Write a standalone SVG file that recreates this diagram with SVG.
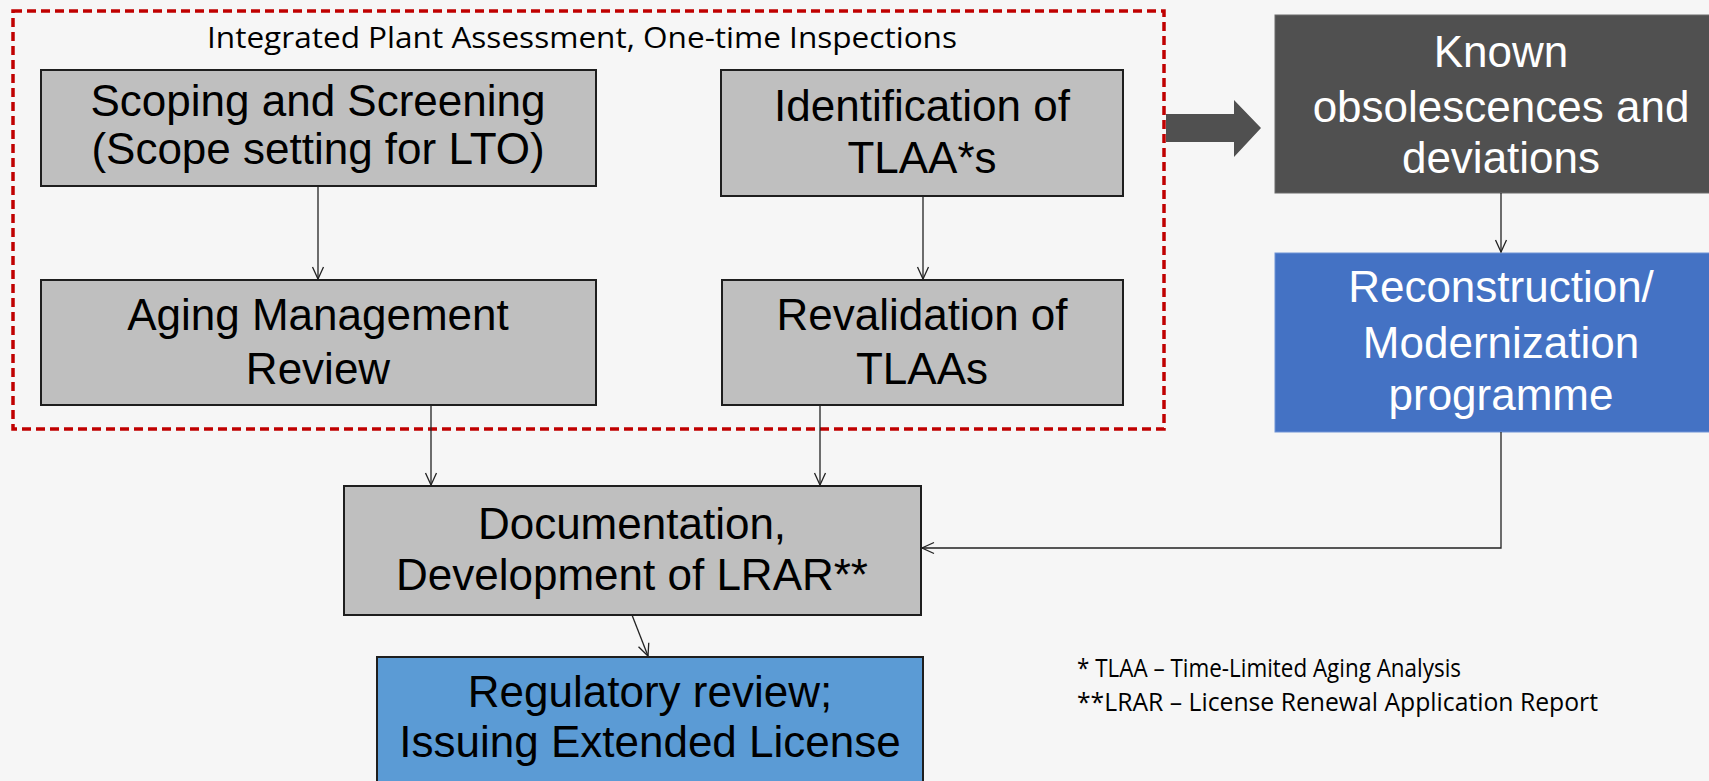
<svg xmlns="http://www.w3.org/2000/svg" width="1709" height="781" viewBox="0 0 1709 781">
<defs>
<style>
.bg{fill:#f6f6f6}
.gray{fill:#bfbfbf;stroke:#1e1e1e;stroke-width:2}
.dark{fill:#505050;stroke:#6a6a6a;stroke-width:1}
.blue{fill:#4472c4;stroke:#6f93d6;stroke-width:1}
.lblue{fill:#5b9bd5;stroke:#1e1e1e;stroke-width:2}
.t{font-family:"Liberation Sans",Arial,sans-serif;font-size:44px;text-anchor:middle;fill:#000}
.w{fill:#fff}
.cal{font-family:"Open Sans","Liberation Sans",sans-serif;fill:#000}
.conn{fill:none;stroke:#222;stroke-width:1.3}
</style>
<marker id="ah" viewBox="0 0 14 14" refX="13" refY="7" markerWidth="14" markerHeight="14" orient="auto" markerUnits="userSpaceOnUse">
<path d="M1,1.5 L13,7 L1,12.5" fill="none" stroke="#222" stroke-width="1.3"/>
</marker>
</defs>
<rect class="bg" x="0" y="0" width="1709" height="781"/>

<g id="group-ipa">
<rect x="13" y="11" width="1151" height="418" fill="none" stroke="#c00000" stroke-width="3.5" stroke-dasharray="9,5"/>
<text class="cal" x="582" y="48" font-size="30" text-anchor="middle" textLength="750" lengthAdjust="spacingAndGlyphs">Integrated Plant Assessment, One-time Inspections</text>
</g>

<g id="scoping">
<rect class="gray" x="41" y="70" width="555" height="116"/>
<text class="t" x="318" y="116">Scoping and Screening</text>
<text class="t" x="318" y="164">(Scope setting for LTO)</text>
</g>

<g id="identification">
<rect class="gray" x="721" y="70" width="402" height="126"/>
<text class="t" x="922" y="121">Identification of</text>
<text class="t" x="922" y="173">TLAA*s</text>
</g>

<g id="aging">
<rect class="gray" x="41" y="280" width="555" height="125"/>
<text class="t" x="318" y="330">Aging Management</text>
<text class="t" x="318" y="384">Review</text>
</g>

<g id="revalidation">
<rect class="gray" x="722" y="280" width="401" height="125"/>
<text class="t" x="922" y="330">Revalidation of</text>
<text class="t" x="922" y="384">TLAAs</text>
</g>

<g id="known">
<rect class="dark" x="1275" y="15" width="450" height="178"/>
<text class="t w" x="1501" y="67">Known</text>
<text class="t w" x="1501" y="122">obsolescences and</text>
<text class="t w" x="1501" y="173">deviations</text>
</g>

<g id="reconstruction">
<rect class="blue" x="1275" y="253" width="450" height="179"/>
<text class="t w" x="1501" y="302">Reconstruction/</text>
<text class="t w" x="1501" y="358">Modernization</text>
<text class="t w" x="1501" y="410">programme</text>
</g>

<g id="documentation">
<rect class="gray" x="344" y="486" width="577" height="129"/>
<text class="t" x="632" y="539">Documentation,</text>
<text class="t" x="632" y="590">Development of LRAR**</text>
</g>

<g id="regulatory">
<rect class="lblue" x="377" y="657" width="546" height="140"/>
<text class="t" x="650" y="707">Regulatory review;</text>
<text class="t" x="650" y="757">Issuing Extended License</text>
</g>

<g id="notes">
<text class="cal" x="1077" y="677" font-size="25" textLength="384" lengthAdjust="spacingAndGlyphs">* TLAA – Time-Limited Aging Analysis</text>
<text class="cal" x="1077" y="711" font-size="25" textLength="521" lengthAdjust="spacingAndGlyphs">**LRAR – License Renewal Application Report</text>
</g>

<g id="connectors">
<line class="conn" x1="318" y1="186" x2="318" y2="279" marker-end="url(#ah)"/>
<line class="conn" x1="923" y1="196" x2="923" y2="279" marker-end="url(#ah)"/>
<line class="conn" x1="431" y1="405" x2="431" y2="485" marker-end="url(#ah)"/>
<line class="conn" x1="820" y1="405" x2="820" y2="485" marker-end="url(#ah)"/>
<line class="conn" x1="1501" y1="193" x2="1501" y2="252" marker-end="url(#ah)"/>
<polyline class="conn" points="1501,432 1501,548 922,548" marker-end="url(#ah)"/>
<line class="conn" x1="632" y1="615" x2="648" y2="656" marker-end="url(#ah)"/>
<polygon points="1166,114 1234,114 1234,100 1261,128 1234,157 1234,142 1166,142" fill="#505050"/>
</g>
</svg>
-------
Transcribe the full listing character for character. Pictures are excluded.

Write a standalone SVG file that recreates this diagram with SVG.
<svg xmlns="http://www.w3.org/2000/svg" width="1709" height="781" viewBox="0 0 1709 781">
<defs>
<style>
.bg{fill:#f6f6f6}
.gray{fill:#bfbfbf;stroke:#1e1e1e;stroke-width:2}
.dark{fill:#505050;stroke:#6a6a6a;stroke-width:1}
.blue{fill:#4472c4;stroke:#6f93d6;stroke-width:1}
.lblue{fill:#5b9bd5;stroke:#1e1e1e;stroke-width:2}
.t{font-family:"Liberation Sans",Arial,sans-serif;font-size:44px;text-anchor:middle;fill:#000}
.w{fill:#fff}
.cal{font-family:"Open Sans","Liberation Sans",sans-serif;fill:#000}
.conn{fill:none;stroke:#222;stroke-width:1.3}
</style>
<marker id="ah" viewBox="0 0 14 14" refX="13" refY="7" markerWidth="14" markerHeight="14" orient="auto" markerUnits="userSpaceOnUse">
<path d="M1,1.5 L13,7 L1,12.5" fill="none" stroke="#222" stroke-width="1.3"/>
</marker>
</defs>
<rect class="bg" x="0" y="0" width="1709" height="781"/>

<g id="group-ipa">
<rect x="13" y="11" width="1151" height="418" fill="none" stroke="#c00000" stroke-width="3.5" stroke-dasharray="9,5"/>
<text class="cal" x="582" y="48" font-size="30" text-anchor="middle" textLength="750" lengthAdjust="spacingAndGlyphs">Integrated Plant Assessment, One-time Inspections</text>
</g>

<g id="scoping">
<rect class="gray" x="41" y="70" width="555" height="116"/>
<text class="t" x="318" y="116">Scoping and Screening</text>
<text class="t" x="318" y="164">(Scope setting for LTO)</text>
</g>

<g id="identification">
<rect class="gray" x="721" y="70" width="402" height="126"/>
<text class="t" x="922" y="121">Identification of</text>
<text class="t" x="922" y="173">TLAA*s</text>
</g>

<g id="aging">
<rect class="gray" x="41" y="280" width="555" height="125"/>
<text class="t" x="318" y="330">Aging Management</text>
<text class="t" x="318" y="384">Review</text>
</g>

<g id="revalidation">
<rect class="gray" x="722" y="280" width="401" height="125"/>
<text class="t" x="922" y="330">Revalidation of</text>
<text class="t" x="922" y="384">TLAAs</text>
</g>

<g id="known">
<rect class="dark" x="1275" y="15" width="450" height="178"/>
<text class="t w" x="1501" y="67">Known</text>
<text class="t w" x="1501" y="122">obsolescences and</text>
<text class="t w" x="1501" y="173">deviations</text>
</g>

<g id="reconstruction">
<rect class="blue" x="1275" y="253" width="450" height="179"/>
<text class="t w" x="1501" y="302">Reconstruction/</text>
<text class="t w" x="1501" y="358">Modernization</text>
<text class="t w" x="1501" y="410">programme</text>
</g>

<g id="documentation">
<rect class="gray" x="344" y="486" width="577" height="129"/>
<text class="t" x="632" y="539">Documentation,</text>
<text class="t" x="632" y="590">Development of LRAR**</text>
</g>

<g id="regulatory">
<rect class="lblue" x="377" y="657" width="546" height="140"/>
<text class="t" x="650" y="707">Regulatory review;</text>
<text class="t" x="650" y="757">Issuing Extended License</text>
</g>

<g id="notes">
<text class="cal" x="1077" y="677" font-size="25" textLength="384" lengthAdjust="spacingAndGlyphs">* TLAA – Time-Limited Aging Analysis</text>
<text class="cal" x="1077" y="711" font-size="25" textLength="521" lengthAdjust="spacingAndGlyphs">**LRAR – License Renewal Application Report</text>
</g>

<g id="connectors">
<line class="conn" x1="318" y1="186" x2="318" y2="279" marker-end="url(#ah)"/>
<line class="conn" x1="923" y1="196" x2="923" y2="279" marker-end="url(#ah)"/>
<line class="conn" x1="431" y1="405" x2="431" y2="485" marker-end="url(#ah)"/>
<line class="conn" x1="820" y1="405" x2="820" y2="485" marker-end="url(#ah)"/>
<line class="conn" x1="1501" y1="193" x2="1501" y2="252" marker-end="url(#ah)"/>
<polyline class="conn" points="1501,432 1501,548 922,548" marker-end="url(#ah)"/>
<line class="conn" x1="632" y1="615" x2="648" y2="656" marker-end="url(#ah)"/>
<polygon points="1166,114 1234,114 1234,100 1261,128 1234,157 1234,142 1166,142" fill="#505050"/>
</g>
</svg>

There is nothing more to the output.